Ayrıca falın tehlikesi de var kitapta. Fal baktırmak iyi bir fikir değil. "İnanmıyorum, keyfine baktırıyorum, eğlence olsun diye" demek de iyi bir fikir değil. Çünkü ister istemez insan bir beklentiye girebiliyor. Falcı "başına şöyle iyi/böyle kötü bir olay gelecek" dediğinde mutluluk ya da tedirginlik hissediyorsan inanıyorsun demektir işte. Lafta inanmıyorum demekle his olarak inanmamak aynı şey değil ki.

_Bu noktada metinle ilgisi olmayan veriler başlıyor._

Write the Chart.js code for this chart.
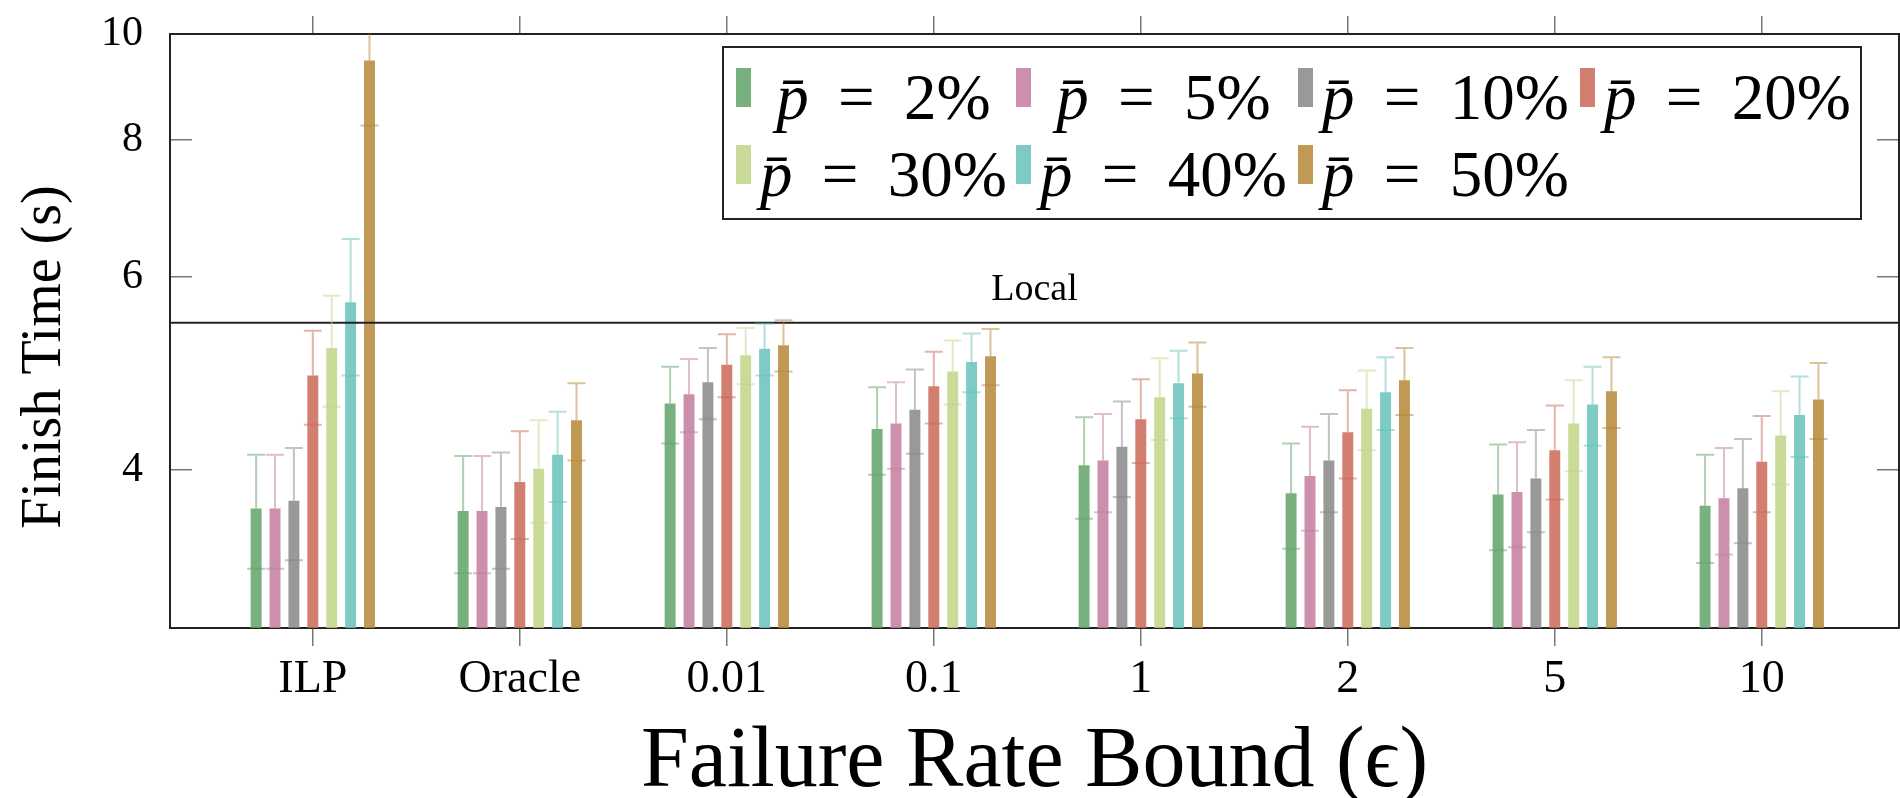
<!DOCTYPE html>
<html>
<head>
<meta charset="utf-8">
<script src="https://cdn.jsdelivr.net/npm/chart.js@4.4.0/dist/chart.umd.min.js"></script>
<style>
  html, body { margin: 0; padding: 0; background: #fff; }
  #wrap { width: 1900px; height: 798px; position: relative; }
</style>
</head>
<body>
<div id="wrap"><canvas id="c"></canvas></div>
<script>
// finish time per failure-rate bound, one series per p-bar

const categories = ["ILP", "Oracle", "0.01", "0.1", "1", "2", "5", "10"];
const seriesLabels = ["2%", "5%", "10%", "20%", "30%", "40%", "50%"];

const mean2  = [3.69, 3.67, 4.60, 4.36, 4.04, 3.81, 3.80, 3.71];
const err2   = [0.44, 0.45, 0.37, 0.40, 0.43, 0.42, 0.42, 0.42];
const mean5  = [3.69, 3.67, 4.69, 4.41, 4.08, 3.95, 3.82, 3.77];
const err5   = [0.44, 0.45, 0.36, 0.40, 0.42, 0.43, 0.42, 0.42];
const mean10 = [3.75, 3.70, 4.81, 4.54, 4.20, 4.08, 3.93, 3.85];
const err10  = [0.44, 0.45, 0.36, 0.40, 0.42, 0.42, 0.42, 0.42];
const mean20 = [4.88, 3.90, 4.99, 4.77, 4.45, 4.33, 4.17, 4.07];
const err20  = [0.48, 0.44, 0.33, 0.36, 0.39, 0.40, 0.41, 0.41];
const mean30 = [5.17, 4.01, 5.09, 4.92, 4.66, 4.55, 4.41, 4.30];
const err30  = [0.60, 0.43, 0.30, 0.33, 0.40, 0.38, 0.42, 0.42];
const mean40 = [5.69, 4.13, 5.16, 5.02, 4.80, 4.71, 4.59, 4.49];
const err40  = [0.81, 0.39, 0.28, 0.31, 0.34, 0.36, 0.38, 0.38];
const mean50 = [9.46, 4.44, 5.20, 5.08, 4.90, 4.83, 4.72, 4.64];
const err50  = [1.21, 0.36, 0.28, 0.30, 0.33, 0.34, 0.35, 0.37];

const yTicks = [4, 6, 8, 10];
const localTime = 5.45;

const means = [mean2, mean5, mean10, mean20, mean30, mean40, mean50];
const errs = [err2, err5, err10, err20, err30, err40, err50];
const rgb = [
  [98, 162, 104], [195, 123, 157], [135, 135, 135], [202, 105, 86],
  [193, 213, 135], [102, 194, 186], [181, 135, 55]
];

const FONT = '"Liberation Serif", "Times New Roman", serif';
const X_MIN = -0.69, X_MAX = 7.663;
const Y_MIN = 2.87, Y_MAX = 10;

const rgba = (c, a) => `rgba(${c[0]},${c[1]},${c[2]},${a})`;
const catTicks = s => { s.ticks = categories.map((_, i) => ({ value: i })); };
const yTickList = s => { s.ticks = yTicks.map(v => ({ value: v })); };
// no extra room for labels that hang over the plot edges
const noPad = s => { s.paddingTop = s.paddingBottom = s.paddingLeft = s.paddingRight = 0; };

const datasets = means.map((m, k) => ({
  type: "bar",
  label: seriesLabels[k],
  data: m.map((v, i) => ({ x: i, y: v })),
  errors: errs[k],
  backgroundColor: rgba(rgb[k], 0.85),
  errorColor: rgba(rgb[k], 0.5),
  swatch: rgb[k],
  categoryPercentage: 0.639,
  barPercentage: 0.58
}));

datasets.push({
  type: "line",
  label: "Local",
  data: [{ x: X_MIN, y: localTime }, { x: X_MAX, y: localTime }],
  borderColor: "#222",
  borderWidth: 2,
  pointRadius: 0,
  order: -1
});

const errorBars = {
  id: "errorBars",
  afterDatasetsDraw(chart) {
    const { ctx, chartArea: a } = chart;
    const y = chart.scales.y;
    ctx.save();
    ctx.beginPath();
    ctx.rect(a.left, a.top, a.right - a.left, a.bottom - a.top);
    ctx.clip();
    chart.data.datasets.forEach((ds, di) => {
      if (!ds.errors) return;
      chart.getDatasetMeta(di).data.forEach((bar, i) => {
        const m = ds.data[i].y, e = ds.errors[i];
        const hi = y.getPixelForValue(m + e), lo = y.getPixelForValue(m - e);
        ctx.strokeStyle = ds.errorColor;
        ctx.lineWidth = 2;
        ctx.beginPath();
        ctx.moveTo(bar.x, bar.y);
        ctx.lineTo(bar.x, hi);
        ctx.moveTo(bar.x - 9, hi);
        ctx.lineTo(bar.x + 9, hi);
        ctx.moveTo(bar.x - 9, lo);
        ctx.lineTo(bar.x + 9, lo);
        ctx.stroke();
      });
    });
    ctx.restore();
  }
};

const extras = {
  id: "extras",
  afterDraw(chart) {
    const { ctx, chartArea: a } = chart;
    const y = chart.scales.y;
    ctx.save();

    // label over the local line
    ctx.fillStyle = "#000";
    ctx.font = `38px ${FONT}`;
    ctx.textAlign = "center";
    ctx.textBaseline = "bottom";
    ctx.fillText("Local", (a.left + a.right) / 2, y.getPixelForValue(localTime) - 14);

    // y title
    ctx.save();
    ctx.translate(45, 357);
    ctx.rotate(-Math.PI / 2);
    ctx.font = `56px ${FONT}`;
    ctx.textBaseline = "middle";
    ctx.fillText("Finish Time (s)", 0, 0);
    ctx.restore();

    // legend
    const box = { l: 723, t: 47, r: 1861, b: 219 };
    ctx.fillStyle = "#fff";
    ctx.fillRect(box.l, box.t, box.r - box.l, box.b - box.t);
    ctx.strokeStyle = "#222";
    ctx.lineWidth = 2;
    ctx.strokeRect(box.l, box.t, box.r - box.l, box.b - box.t);

    const colX = [736, 1016, 1298, 1580];
    const rowY = [68, 145];
    const bars = chart.data.datasets.filter(d => d.errors);
    const italic = `italic 65px ${FONT}`, upright = `65px ${FONT}`;
    const eq = "\u2009 = \u2009";
    const widthOf = d => {
      ctx.font = italic;
      const w1 = ctx.measureText("p\u0304").width;
      ctx.font = upright;
      return w1 + ctx.measureText(eq + d.label).width;
    };
    const colW = colX.map((_, c) => Math.max(...bars.filter((_, i) => i % 4 === c).map(widthOf)));
    ctx.textAlign = "left";
    ctx.textBaseline = "alphabetic";
    bars.forEach((d, i) => {
      const c = i % 4, r = Math.floor(i / 4);
      ctx.fillStyle = rgba(d.swatch, 0.85);
      ctx.fillRect(colX[c], rowY[r], 15, 39);
      let tx = colX[c] + 24 + (colW[c] - widthOf(d)) / 2;
      const base = rowY[r] + 51;
      ctx.fillStyle = "#000";
      ctx.font = italic;
      ctx.fillText("p\u0304", tx, base);
      tx += ctx.measureText("p\u0304").width;
      ctx.font = upright;
      ctx.fillText(eq + d.label, tx, base);
    });
    ctx.restore();
  }
};

new Chart(document.getElementById("c"), {
  data: { datasets },
  options: {
    responsive: true,
    maintainAspectRatio: false,
    animation: false,
    layout: { padding: 0 },
    plugins: { legend: { display: false }, tooltip: { enabled: false } },
    scales: {
      x: {
        type: "linear", position: "bottom", min: X_MIN, max: X_MAX, offset: false,
        afterBuildTicks: catTicks,
        afterFit: s => { s.height = 170; noPad(s); },
        grid: { drawOnChartArea: false, offset: false, tickLength: 18, color: "#777", lineWidth: 1.5 },
        border: { color: "#222", width: 2 },
        ticks: {
          callback: v => categories[v], autoSkip: false, maxRotation: 0,
          font: { family: FONT, size: 46 }, color: "#000", padding: 6
        },
        title: {
          display: true, text: "Failure Rate Bound (\u03f5)", color: "#000", padding: 0,
          font: { family: FONT, size: 86, lineHeight: 0.8 }
        }
      },
      xTop: {
        type: "linear", position: "top", min: X_MIN, max: X_MAX, offset: false,
        afterBuildTicks: catTicks,
        afterFit: s => { s.height = 34; noPad(s); },
        grid: { drawOnChartArea: false, offset: false, tickLength: 18, color: "#777", lineWidth: 1.5 },
        border: { color: "#222", width: 2 },
        ticks: { display: false }
      },
      y: {
        type: "logarithmic", position: "left", min: Y_MIN, max: Y_MAX,
        afterBuildTicks: yTickList,
        afterFit: s => { s.width = 170; noPad(s); },
        grid: { drawOnChartArea: false, tickLength: -22, color: "#777", lineWidth: 1.5 },
        border: { color: "#222", width: 2 },
        ticks: {
          callback: v => String(v),
          font: { family: FONT, size: 42 }, color: "#000", padding: 49
        }
      },
      yRight: {
        type: "logarithmic", position: "right", min: Y_MIN, max: Y_MAX,
        afterBuildTicks: yTickList,
        afterFit: s => { s.width = 1; noPad(s); },
        grid: { drawOnChartArea: false, tickLength: -22, color: "#777", lineWidth: 1.5 },
        border: { color: "#222", width: 2 },
        ticks: { display: false }
      }
    }
  },
  plugins: [errorBars, extras]
});
</script>
</body>
</html>
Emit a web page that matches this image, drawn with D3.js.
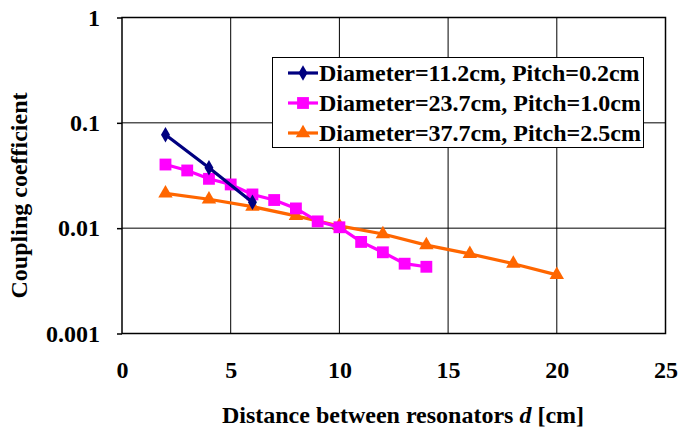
<!DOCTYPE html>
<html>
<head>
<meta charset="utf-8">
<script src="https://cdn.jsdelivr.net/npm/d3@7"></script>
</head>
<body style="margin:0;padding:0;background:#fff">
<svg id="chart" width="678" height="428" style="display:block"></svg>
<script>
// Coupling coefficient vs. distance for three resonator sizes
const xTicks = [0, 5, 10, 15, 20, 25];
const yTicks = [1, 0.1, 0.01, 0.001];
const yTickLabels = ["1", "0.1", "0.01", "0.001"];

const seriesNames = [
  "Diameter=11.2cm, Pitch=0.2cm",
  "Diameter=23.7cm, Pitch=1.0cm",
  "Diameter=37.7cm, Pitch=2.5cm"
];
const seriesColors = ["#000080", "#FF00FF", "#FF6600"];

const dist1 = [2, 4, 6];
const coef1 = [0.077, 0.0375, 0.0176];

const dist2 = [2, 3, 4, 5, 6, 7, 8, 9, 10, 11, 12, 13, 14];
const coef2 = [0.0402, 0.0353, 0.0294, 0.026, 0.0209, 0.0185, 0.0154, 0.0116, 0.0102, 0.0074, 0.0059, 0.0046, 0.0043];

const dist3 = [2, 4, 6, 8, 10, 12, 14, 16, 18, 20];
const coef3 = [0.0214, 0.0188, 0.016, 0.0131, 0.0105, 0.0088, 0.0069, 0.0057, 0.0046, 0.0036];

const FONT_FAMILY = '"Liberation Serif"';
const FONT = 24;

const svg = d3.select("#chart");
const plot = { left: 122, top: 17.5, right: 665.5, bottom: 333.5 };

function styleText(sel) {
  sel.attr("font-family", null)
    .style("font-family", FONT_FAMILY)
    .attr("font-weight", "bold")
    .attr("font-size", FONT)
    .attr("fill", "#000");
}

const x = d3.scaleLinear().domain([0, 25]).range([plot.left, plot.right]);
const y = d3.scaleLog().domain([0.001, 1]).range([plot.bottom, plot.top]);

// gridlines
const grid = svg.append("g");
grid.selectAll("line.vg").data(xTicks.slice(1, -1)).enter().append("line")
  .attr("x1", d => x(d)).attr("x2", d => x(d))
  .attr("y1", plot.top).attr("y2", plot.bottom)
  .attr("stroke", "#000").attr("stroke-width", 1);
grid.selectAll("line.hg").data(yTicks.slice(1, -1)).enter().append("line")
  .attr("x1", plot.left).attr("x2", plot.right)
  .attr("y1", d => y(d)).attr("y2", d => y(d))
  .attr("stroke", "#000").attr("stroke-width", 1);

// plot frame
svg.append("rect")
  .attr("x", plot.left).attr("y", plot.top)
  .attr("width", plot.right - plot.left).attr("height", plot.bottom - plot.top)
  .attr("fill", "none").attr("stroke", "#000").attr("stroke-width", 1.5);

// y axis (log scale, decade ticks)
const yAxis = d3.axisLeft(y).tickValues(yTicks)
  .tickFormat((d, i) => yTickLabels[i]).tickSize(5).tickPadding(17);
const gy = svg.append("g").attr("transform", `translate(${plot.left},0)`).call(yAxis);
gy.attr("font-family", null).attr("font-size", null);
gy.select(".domain").remove();
gy.selectAll("line").attr("stroke", "#000").attr("stroke-width", 1.5);
gy.selectAll("text").call(styleText);

// x axis
const xAxis = d3.axisBottom(x).tickValues(xTicks).tickSize(0).tickPadding(27.5);
const gx = svg.append("g").attr("transform", `translate(0,${plot.bottom})`).call(xAxis);
gx.attr("font-family", null).attr("font-size", null);
gx.select(".domain").remove();
gx.selectAll("text").call(styleText);

// axis titles
svg.append("text")
  .attr("transform", `translate(27,${(plot.top + plot.bottom) / 2 + 20}) rotate(-90)`)
  .attr("text-anchor", "middle")
  .call(styleText)
  .text("Coupling coefficient");

const xt = svg.append("text")
  .attr("x", 403).attr("y", 423)
  .attr("text-anchor", "middle")
  .call(styleText);
xt.append("tspan").text("Distance between resonators ");
xt.append("tspan").attr("font-style", "italic").text("d");
xt.append("tspan").text(" [cm]");

// marker shapes
const markerDefs = [
  { type: d3.symbolDiamond, size: 70 },
  { type: d3.symbolSquare, size: 140 },
  { type: d3.symbolTriangle, size: 90 }
];

const series = [
  dist1.map((d, i) => [d, coef1[i]]),
  dist2.map((d, i) => [d, coef2[i]]),
  dist3.map((d, i) => [d, coef3[i]])
];

const line = d3.line().x(d => x(d[0])).y(d => y(d[1]));

// orange first, navy last so it sits on top
[2, 1, 0].forEach(k => {
  const g = svg.append("g");
  g.append("path").datum(series[k]).attr("d", line)
    .attr("fill", "none").attr("stroke", seriesColors[k]).attr("stroke-width", 3.2);
  g.selectAll("path.m").data(series[k]).enter().append("path")
    .attr("transform", d => `translate(${x(d[0])},${y(d[1])})`)
    .attr("d", d3.symbol().type(markerDefs[k].type).size(markerDefs[k].size))
    .attr("fill", seriesColors[k]);
});

// legend
const leg = svg.append("g");
leg.append("rect").attr("x", 272.5).attr("y", 57.5).attr("width", 371).attr("height", 90)
  .attr("fill", "#fff").attr("stroke", "#000").attr("stroke-width", 1);
seriesNames.forEach((name, k) => {
  const cy = 73 + k * 30;
  leg.append("line").attr("x1", 288).attr("x2", 318).attr("y1", cy).attr("y2", cy)
    .attr("stroke", seriesColors[k]).attr("stroke-width", 3.2);
  leg.append("path").attr("transform", `translate(303,${cy})`)
    .attr("d", d3.symbol().type(markerDefs[k].type).size(markerDefs[k].size))
    .attr("fill", seriesColors[k]);
  leg.append("text").attr("x", 319).attr("y", cy + 8).call(styleText).text(name);
});
</script>
</body>
</html>
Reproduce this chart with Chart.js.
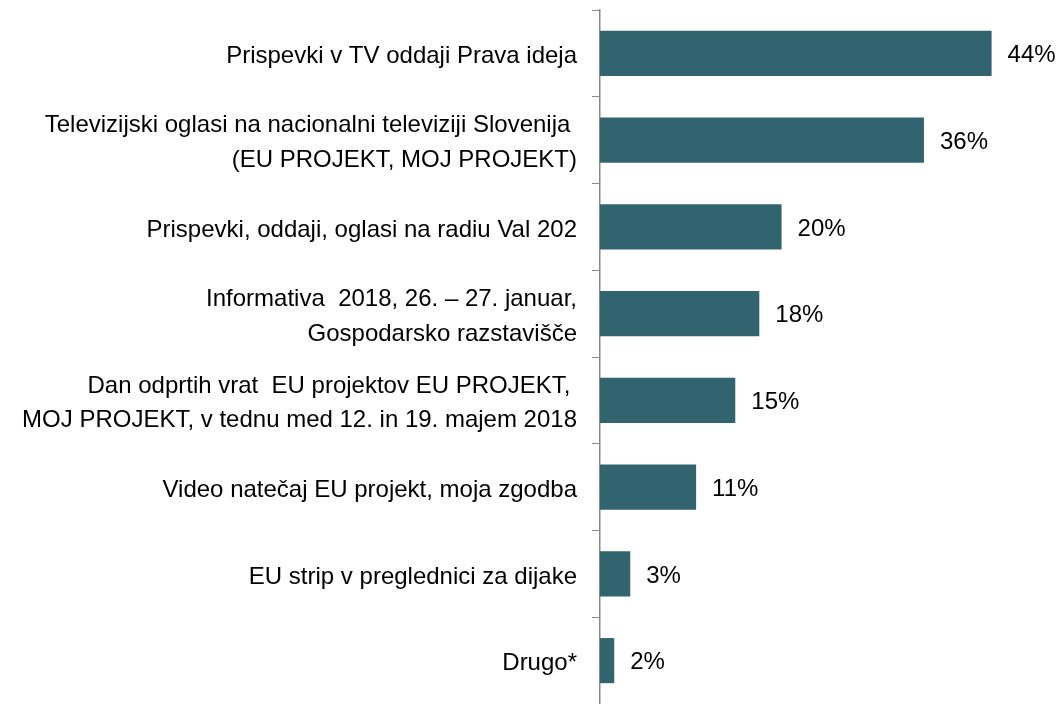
<!DOCTYPE html>
<html>
<head>
<meta charset="utf-8">
<script src="https://cdn.jsdelivr.net/npm/chart.js@4/dist/chart.umd.min.js"></script>
<style>
  html, body { margin: 0; padding: 0; background: #fff; }
  #wrap { width: 1057px; height: 704px; position: relative; }
</style>
</head>
<body>
<div id="wrap"><canvas id="chart"></canvas></div>
<script>
const categories = [
  ['Prispevki v TV oddaji Prava ideja'],
  ['Televizijski oglasi na nacionalni televiziji Slovenija ', '(EU PROJEKT, MOJ PROJEKT)'],
  ['Prispevki, oddaji, oglasi na radiu Val 202'],
  ['Informativa  2018, 26. \u2013 27. januar,', 'Gospodarsko razstavišče'],
  ['Dan odprtih vrat  EU projektov EU PROJEKT, ', 'MOJ PROJEKT, v tednu med 12. in 19. majem 2018'],
  ['Video natečaj EU projekt, moja zgodba'],
  ['EU strip v preglednici za dijake'],
  ['Drugo*']
];
const shares = [44, 36.4, 20.4, 17.9, 15.2, 10.8, 3.4, 1.6];

const barColor = '#31646F';
const axisColor = '#8a8a8a';
const fontFamily = '"Liberation Sans", Arial, sans-serif';

// draws "44%" etc. to the right of each bar
const valueLabels = {
  id: 'valueLabels',
  afterDatasetsDraw(chart) {
    const ctx = chart.ctx;
    const meta = chart.getDatasetMeta(0);
    ctx.save();
    ctx.font = '24px ' + fontFamily;
    ctx.fillStyle = '#000';
    ctx.textAlign = 'left';
    ctx.textBaseline = 'middle';
    meta.data.forEach((bar, i) => {
      ctx.fillText(Math.round(shares[i]) + '%', bar.x + 16, bar.y + 2);
    });
    ctx.restore();
  }
};

new Chart(document.getElementById('chart'), {
  type: 'bar',
  data: {
    labels: categories,
    datasets: [{
      data: shares,
      backgroundColor: barColor,
      borderWidth: 0,
      categoryPercentage: 1,
      barPercentage: 0.52
    }]
  },
  options: {
    indexAxis: 'y',
    responsive: true,
    maintainAspectRatio: false,
    animation: false,
    layout: { padding: { top: 10, right: 12, bottom: 0, left: 0 } },
    plugins: {
      legend: { display: false },
      tooltip: { enabled: false }
    },
    scales: {
      x: {
        display: false,
        min: 0,
        max: 50
      },
      y: {
        afterFit(scale) {
          scale.width = 600;
          scale.paddingTop = 0;
          scale.paddingBottom = 0;
        },
        grid: {
          drawOnChartArea: false,
          drawTicks: true,
          tickLength: 8,
          color: axisColor,
          lineWidth: 1
        },
        border: { display: true, color: axisColor, width: 1.5 },
        ticks: {
          autoSkip: false,
          padding: 15,
          labelOffset: 3,
          color: '#000',
          font: { family: fontFamily, size: 24, lineHeight: 1.45 }
        }
      }
    }
  },
  plugins: [valueLabels]
});
</script>
</body>
</html>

Kimseye geleceğim hakkında söz sözleme hakkı vermeyi uygun bulmuyorum. Hele hele falcı, cadı, beni tanımaz etmez, uydurukçu bir insana.
Macbeth cadıların söylediklerine inanıp olayları ona göre yorumluyor.
Cadılar, Büyük Birnam Ormanı Dunsinane Tepesi'ne gelmediği sürece Macbeth'in yenilmeyeceğini söylüyorlar. Ormanın hareket etmesi mümkün değil tabii. Ama Malcolm ve Macduff, Macbeth'e saldırırken ormandaki ağaç dallarını kesiyorlar ve askerler bu dallarla saldırıya geçiyor. Uzaktan bakınca da orman harekete geçmiş gibi gözüküyor. Macbeth de cadıların kehanetini hatırlayıp sonunun geldiğini düşünüyor. Belki bu kehaneti bilmiyor olsaydı böyle bir değerlendirmede bulunmayacak, sonuna kadar savaşacaktı.
Yani, fala inanma, falsız da kal.
*
Ayrıca yükselme hırsın olmasın demiyorum, yine ol, yine yüksel, ama hak ederek ve kurallara uyarak yüksel. Bu uğurda insan öldürmek nedir, ilkel ilkel hareketler, ne çirkin.